== Information shown ==
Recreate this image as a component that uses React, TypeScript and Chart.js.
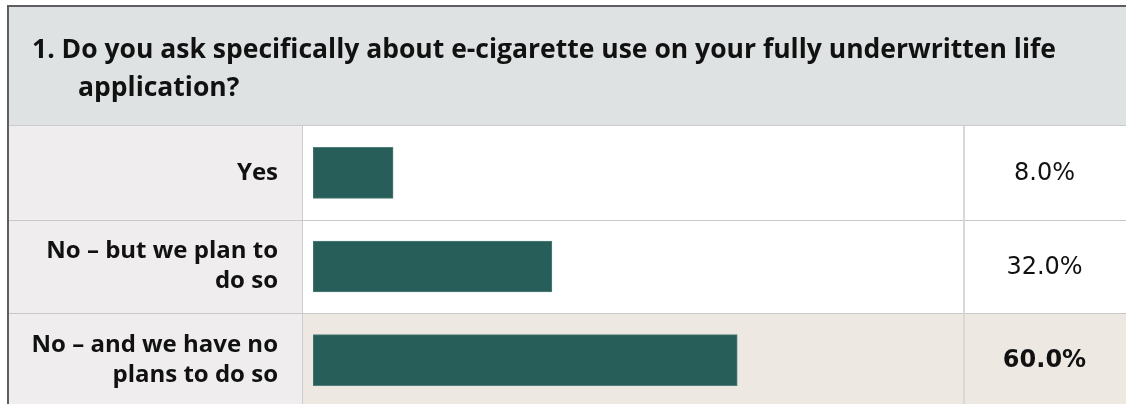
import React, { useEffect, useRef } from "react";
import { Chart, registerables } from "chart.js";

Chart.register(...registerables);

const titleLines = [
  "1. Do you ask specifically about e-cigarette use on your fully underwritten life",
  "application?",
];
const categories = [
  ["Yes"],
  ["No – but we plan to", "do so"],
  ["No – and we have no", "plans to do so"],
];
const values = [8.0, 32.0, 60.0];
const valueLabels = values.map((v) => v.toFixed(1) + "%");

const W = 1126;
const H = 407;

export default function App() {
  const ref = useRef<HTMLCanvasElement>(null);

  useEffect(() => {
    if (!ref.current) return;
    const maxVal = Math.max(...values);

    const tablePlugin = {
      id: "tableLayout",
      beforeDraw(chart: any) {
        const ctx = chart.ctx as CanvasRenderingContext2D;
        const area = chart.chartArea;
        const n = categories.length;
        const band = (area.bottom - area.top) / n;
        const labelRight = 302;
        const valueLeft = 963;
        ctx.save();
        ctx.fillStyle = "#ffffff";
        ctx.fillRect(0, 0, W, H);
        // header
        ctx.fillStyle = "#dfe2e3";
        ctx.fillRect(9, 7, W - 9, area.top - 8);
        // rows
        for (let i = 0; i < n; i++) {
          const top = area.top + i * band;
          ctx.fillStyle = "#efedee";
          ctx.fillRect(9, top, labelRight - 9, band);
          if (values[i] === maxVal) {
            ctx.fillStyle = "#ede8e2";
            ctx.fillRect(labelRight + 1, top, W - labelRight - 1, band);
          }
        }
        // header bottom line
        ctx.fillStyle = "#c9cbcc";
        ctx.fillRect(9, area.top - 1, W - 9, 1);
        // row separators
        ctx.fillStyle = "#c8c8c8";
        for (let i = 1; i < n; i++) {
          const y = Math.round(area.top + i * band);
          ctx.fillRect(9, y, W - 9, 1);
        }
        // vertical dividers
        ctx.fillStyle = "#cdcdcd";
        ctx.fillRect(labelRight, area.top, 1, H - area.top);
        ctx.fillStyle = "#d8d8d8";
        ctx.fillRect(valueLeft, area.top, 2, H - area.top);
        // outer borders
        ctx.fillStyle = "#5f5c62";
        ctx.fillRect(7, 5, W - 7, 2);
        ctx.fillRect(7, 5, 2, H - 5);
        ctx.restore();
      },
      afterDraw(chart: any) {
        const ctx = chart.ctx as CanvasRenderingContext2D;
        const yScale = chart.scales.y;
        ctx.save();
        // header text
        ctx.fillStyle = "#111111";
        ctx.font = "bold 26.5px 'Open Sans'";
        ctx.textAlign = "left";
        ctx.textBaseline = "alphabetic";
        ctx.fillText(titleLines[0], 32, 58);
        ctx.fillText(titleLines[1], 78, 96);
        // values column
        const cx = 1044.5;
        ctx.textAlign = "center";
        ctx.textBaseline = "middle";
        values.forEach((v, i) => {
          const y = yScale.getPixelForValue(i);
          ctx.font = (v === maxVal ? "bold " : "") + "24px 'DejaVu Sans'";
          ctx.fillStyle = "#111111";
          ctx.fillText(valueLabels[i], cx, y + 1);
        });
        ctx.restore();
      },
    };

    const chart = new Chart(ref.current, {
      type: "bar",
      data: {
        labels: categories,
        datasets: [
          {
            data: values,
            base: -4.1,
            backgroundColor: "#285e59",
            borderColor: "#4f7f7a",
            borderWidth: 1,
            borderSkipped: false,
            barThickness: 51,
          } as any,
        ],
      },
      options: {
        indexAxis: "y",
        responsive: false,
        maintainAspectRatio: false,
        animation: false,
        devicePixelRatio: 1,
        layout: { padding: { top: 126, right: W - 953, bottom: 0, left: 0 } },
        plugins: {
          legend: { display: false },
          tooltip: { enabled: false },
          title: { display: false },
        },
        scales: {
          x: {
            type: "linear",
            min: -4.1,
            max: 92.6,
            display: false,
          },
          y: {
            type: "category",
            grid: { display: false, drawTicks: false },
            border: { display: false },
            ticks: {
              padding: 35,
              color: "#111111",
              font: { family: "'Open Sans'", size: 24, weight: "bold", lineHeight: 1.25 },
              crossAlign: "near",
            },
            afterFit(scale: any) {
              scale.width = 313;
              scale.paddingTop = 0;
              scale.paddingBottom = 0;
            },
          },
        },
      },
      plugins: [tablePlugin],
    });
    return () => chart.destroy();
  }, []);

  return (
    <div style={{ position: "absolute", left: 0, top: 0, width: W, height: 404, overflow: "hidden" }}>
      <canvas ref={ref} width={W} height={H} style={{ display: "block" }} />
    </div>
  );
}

== Problem ==
Skip the pictures, please, and transcribe only the lines from the beginning of the material through the one that contains "const maxVal = Math.max(...values);".

== Correct result ==
Recreate this image as a component that uses React, TypeScript and Chart.js.
import React, { useEffect, useRef } from "react";
import { Chart, registerables } from "chart.js";

Chart.register(...registerables);

const titleLines = [
  "1. Do you ask specifically about e-cigarette use on your fully underwritten life",
  "application?",
];
const categories = [
  ["Yes"],
  ["No – but we plan to", "do so"],
  ["No – and we have no", "plans to do so"],
];
const values = [8.0, 32.0, 60.0];
const valueLabels = values.map((v) => v.toFixed(1) + "%");

const W = 1126;
const H = 407;

export default function App() {
  const ref = useRef<HTMLCanvasElement>(null);

  useEffect(() => {
    if (!ref.current) return;
    const maxVal = Math.max(...values);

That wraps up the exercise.